[Figure scripts]
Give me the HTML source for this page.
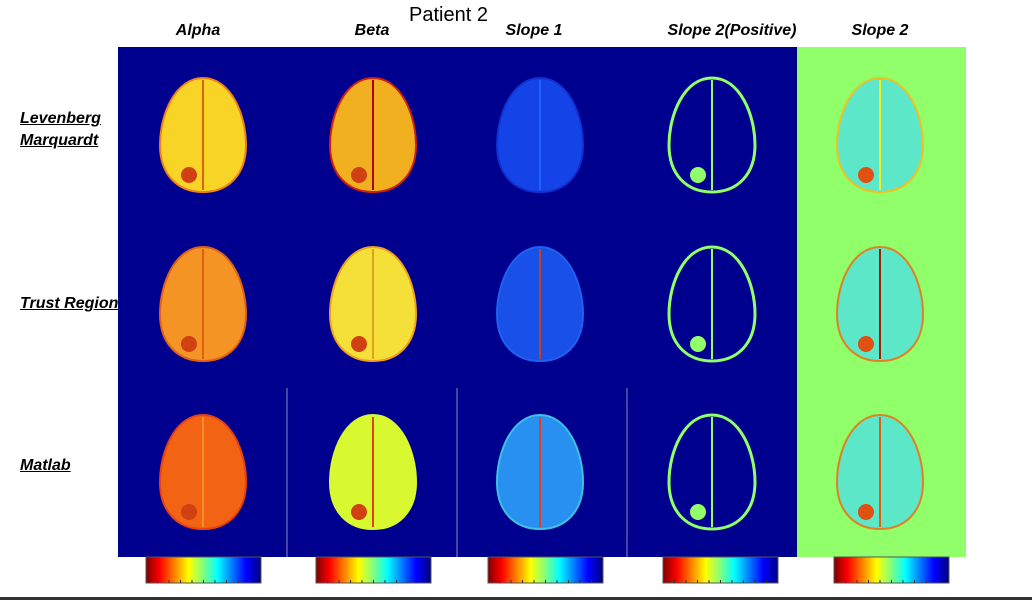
<!DOCTYPE html>
<html><head><meta charset="utf-8"><style>
html,body{margin:0;padding:0;background:#fff;}
body{width:1032px;height:600px;overflow:hidden;position:relative;font-family:"Liberation Sans",sans-serif;}
.h{position:absolute;font-weight:bold;font-style:italic;font-size:16px;color:#000;white-space:nowrap;transform:translateX(-50%);}
.r{position:absolute;font-weight:bold;font-style:italic;font-size:16px;color:#000;text-decoration:underline;line-height:22px;white-space:nowrap;}
</style></head><body>
<div style="position:absolute;left:409px;top:4px;font-size:20px;">Patient 2</div>
<div class="h" style="left:198px;top:22px;">Alpha</div>
<div class="h" style="left:372px;top:22px;">Beta</div>
<div class="h" style="left:534px;top:22px;">Slope 1</div>
<div class="h" style="left:732px;top:22px;">Slope 2(Positive)</div>
<div class="h" style="left:880px;top:22px;">Slope 2</div>
<div class="r" style="left:20px;top:108px;">Levenberg<br>Marquardt</div>
<div class="r" style="left:20px;top:293px;">Trust Region</div>
<div class="r" style="left:20px;top:455px;">Matlab</div>
<svg id="fig" width="1032" height="600" style="position:absolute;left:0;top:0;">
<defs>
<linearGradient id="jet" x1="0" x2="1" y1="0" y2="0">
<stop offset="0" stop-color="#800000"/><stop offset="0.12" stop-color="#ff0000"/><stop offset="0.37" stop-color="#ffff00"/><stop offset="0.5" stop-color="#80ff80"/><stop offset="0.62" stop-color="#00ffff"/><stop offset="0.87" stop-color="#0000ff"/><stop offset="1" stop-color="#000080"/>
</linearGradient>
</defs>
<rect x="118" y="47" width="679" height="510" fill="#00008f"/>
<rect x="797" y="47" width="169" height="510" fill="#90ff6a"/>
<line x1="287" y1="388" x2="287" y2="557" stroke="#8888bb" stroke-width="1"/>
<line x1="457" y1="388" x2="457" y2="557" stroke="#8888bb" stroke-width="1"/>
<line x1="627" y1="388" x2="627" y2="557" stroke="#8888bb" stroke-width="1"/>
<rect x="0" y="597" width="1032" height="3" fill="#333"/>
<g id="brains"></g>
<g id="bars"></g>
</svg>
<script>
const colCenters=[203,373,540,712,880];
const rowCenters=[135,304,472];
const fills=[["#f8d426","#f0b020","#1444e8","none","#5ce8c8"],["#f39424","#f4e038","#1850e8","none","#5ce8c8"],["#f26414","#d8f830","#2890f0","none","#5ce8c8"]];
const rims=[["#f08018","#d02010","#1030d0","#90ff6a","#f0c020"],["#e06018","#f0a020","#2060f0","#90ff6a","#e08020"],["#e84010","#d8f830","#40c0e0","#90ff6a","#e08020"]];
const mids=[["#e06010","#b00000","#2060ff","#90ff6a","#f0f020"],["#e06010","#e0a020","#c04020","#90ff6a","#a02000"],["#f09020","#e04020","#e04020","#90ff6a","#e06010"]];
const barX=[146,316,488,663,834];
const ns="http://www.w3.org/2000/svg";
const g=document.getElementById('brains');
function brainPath(cx,cy){return `M${cx},${cy-57} C${cx+28},${cy-57} ${cx+43},${cy-20} ${cx+43},${cy+10} C${cx+43},${cy+40} ${cx+25},${cy+57} ${cx},${cy+57} C${cx-25},${cy+57} ${cx-43},${cy+40} ${cx-43},${cy+10} C${cx-43},${cy-20} ${cx-28},${cy-57} ${cx},${cy-57} Z`;}
rowCenters.forEach((cy,r)=>{colCenters.forEach((cx,c)=>{
  const p=document.createElementNS(ns,'path');
  
  
  p.setAttribute('d',brainPath(cx,cy));
  p.setAttribute('fill',fills[r][c]==='none'?'none':fills[r][c]);
  p.setAttribute('stroke',rims[r][c]);
  p.setAttribute('stroke-width',c===3?3:2);
  g.appendChild(p);
  const l=document.createElementNS(ns,'line');
  
  
  l.setAttribute('x1',cx);l.setAttribute('x2',cx);
  l.setAttribute('y1',cy-55);l.setAttribute('y2',cy+55);
  l.setAttribute('stroke',mids[r][c]);l.setAttribute('stroke-width',2);
  g.appendChild(l);
  if(c!==2){
  const t=document.createElementNS(ns,'circle');
  
  
  t.setAttribute('cx',cx-14);t.setAttribute('cy',cy+40);t.setAttribute('r',8);
  t.setAttribute('fill',c===3?'#90ff6a':(c===4?'#e05010':'#d04010'));
  g.appendChild(t);}
});});
const b=document.getElementById('bars');
barX.forEach((x,i)=>{
  const rc=document.createElementNS(ns,'rect');
  
  
  rc.setAttribute('x',x);rc.setAttribute('y',557);rc.setAttribute('width',115);rc.setAttribute('height',26);
  rc.setAttribute('fill','url(#jet)');rc.setAttribute('stroke','#555');rc.setAttribute('stroke-width',1);
  b.appendChild(rc);
  for(let k=1;k<10;k++){
    const tk=document.createElementNS(ns,'line');
    
    
    tk.setAttribute('x1',x+k*11.5);tk.setAttribute('x2',x+k*11.5);
    tk.setAttribute('y1',580);tk.setAttribute('y2',583);
    tk.setAttribute('stroke','#333');tk.setAttribute('stroke-width',1);
    b.appendChild(tk);
  }
});
</script>
</body></html>
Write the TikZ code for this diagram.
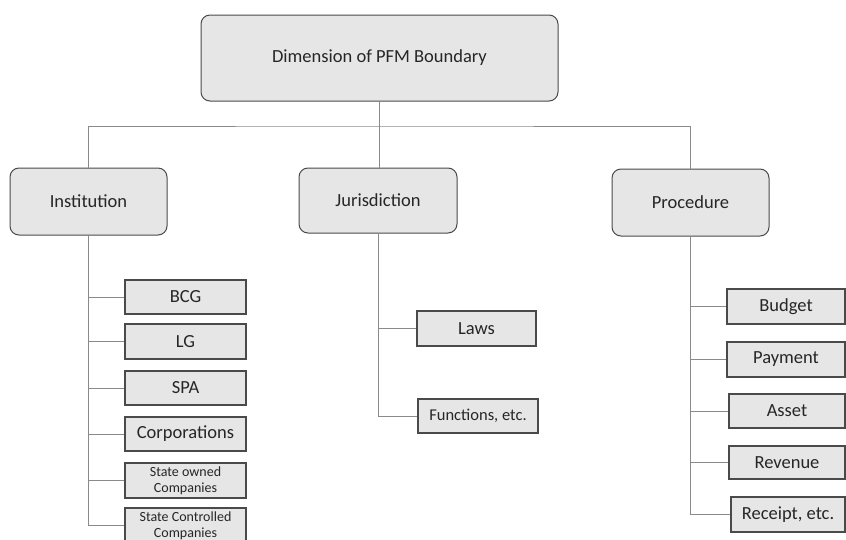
\documentclass[tikz,border=0pt]{standalone}
\usepackage{fontspec}
\setmainfont{Carlito}
\definecolor{boxfill}{HTML}{E6E6E6}
\definecolor{boxdraw}{HTML}{4A4A4A}
\definecolor{linecol}{HTML}{8A8A8A}
\begin{document}
\begin{tikzpicture}[x=1pt,y=-1pt,
  rbox/.style={draw=boxdraw,fill=boxfill,rounded corners=9pt,line width=1pt,inner sep=0pt,font=\fontsize{18.5}{20}\selectfont,text=black!85},
  leaf/.style={draw=boxdraw,fill=boxfill,line width=1.1pt,inner sep=0pt,font=\fontsize{18.5}{20}\selectfont,text=black!85,align=center},
  small/.style={font=\fontsize{14}{16}\selectfont},
  conn/.style={draw=linecol,line width=0.9pt}]
\useasboundingbox (0,0) rectangle (846,539);
\clip (0,0) rectangle (846,539);
\node[rbox,minimum width=357pt,minimum height=86pt] (top) at (379.5,58) {Dimension of PFM Boundary};
\node[rbox,minimum width=157pt,minimum height=67pt] (inst) at (88.5,201.5) {Institution};
\node[rbox,minimum width=158pt,minimum height=65pt] (jur) at (378,200.5) {Jurisdiction};
\node[rbox,minimum width=157pt,minimum height=67pt] (proc) at (690.5,202.5) {Procedure};
\coordinate (bus) at (380,126);
\draw[conn] (inst.north) |- (bus) -| (proc.north);
\draw[conn] (top.south) -- (top.south |- jur.north);
% Institution children
\node[leaf,minimum width=121pt,minimum height=34pt] (bcg) at (185.5,297) {BCG};
\node[leaf,minimum width=121pt,minimum height=35pt] (lg) at (185.5,341.5) {LG};
\node[leaf,minimum width=121pt,minimum height=34pt] (spa) at (185.5,388) {SPA};
\node[leaf,minimum width=121pt,minimum height=34pt] (corp) at (185.5,434) {Corporations};
\node[leaf,small,minimum width=121pt,minimum height=35pt] (so) at (185.5,480.5) {State owned\\Companies};
\node[leaf,small,minimum width=121pt,minimum height=35pt] (sc) at (185.5,525.5) {State Controlled\\Companies};
\foreach \c in {bcg,lg,spa,corp,so,sc} \draw[conn] (inst.south) |- (\c.west);
% Jurisdiction children
\node[leaf,minimum width=119pt,minimum height=35pt] (laws) at (476.5,328.5) {Laws};
\node[leaf,font=\fontsize{16.5}{18}\selectfont,minimum width=120pt,minimum height=34pt] (func) at (478,416) {Functions, etc.};
\foreach \c in {laws,func} \draw[conn] (jur.south) |- (\c.west);
% Procedure children
\node[leaf,minimum width=118pt,minimum height=35pt] (bud) at (786,306.5) {Budget};
\node[leaf,minimum width=118pt,minimum height=35pt] (pay) at (786,359.5) {Payment};
\node[leaf,minimum width=116pt,minimum height=34pt] (asset) at (787,411) {Asset};
\node[leaf,minimum width=116pt,minimum height=33pt] (rev) at (787,462.5) {Revenue};
\node[leaf,minimum width=114pt,minimum height=35pt] (rec) at (788,514.5) {Receipt, etc.};
\foreach \c in {bud,pay,asset,rev,rec} \draw[conn] (proc.south) |- (\c.west);
\end{tikzpicture}
\end{document}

**Instruction:**
Across the entries, how many lines hold the word "this"? Say only the number.

**Result of the task:**
2